Football club based in Djoiezi, Comoros

Football Club Belle Lumière de Djoiezi is a football club from the Comoros based in Djoiezi.

==History==

=== Founding ===
It was founded in the year 2001 in the city of Djoiezi on the island of Moheli and has qualified for the national phase on several occasions. The first time was in 2003, although there is no certainty about who the national champion was that year.

=== Cups ===
In 2017, they were the national runners-up.
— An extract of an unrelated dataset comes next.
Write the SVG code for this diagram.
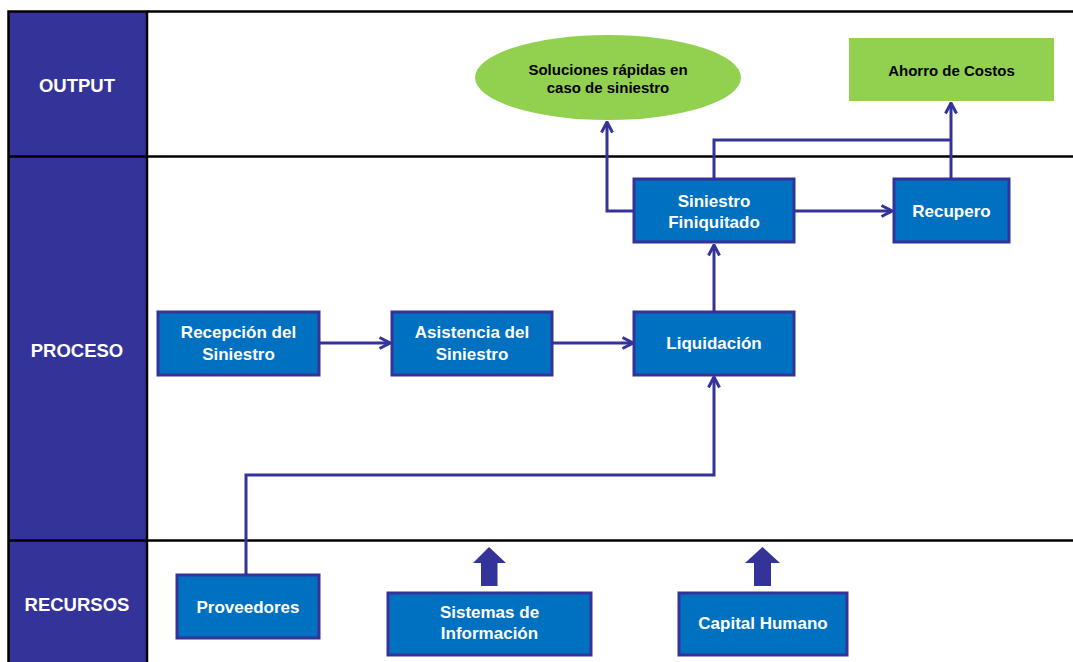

They reached the final of the Comoros Cup for the first time in the 2023 season, where they lost to Djabal 2–4 in a penalty shootout after the match ended 0-0.

Since Djabal Club had qualified for the 2023-24 CAF Champions League as the national champion, FC Belle Lumière secured qualification for the 2023-24 CAF Confederation Cup, which they exited in the first round when they were supposed to face Ferroviário de Maputo from Mozambique.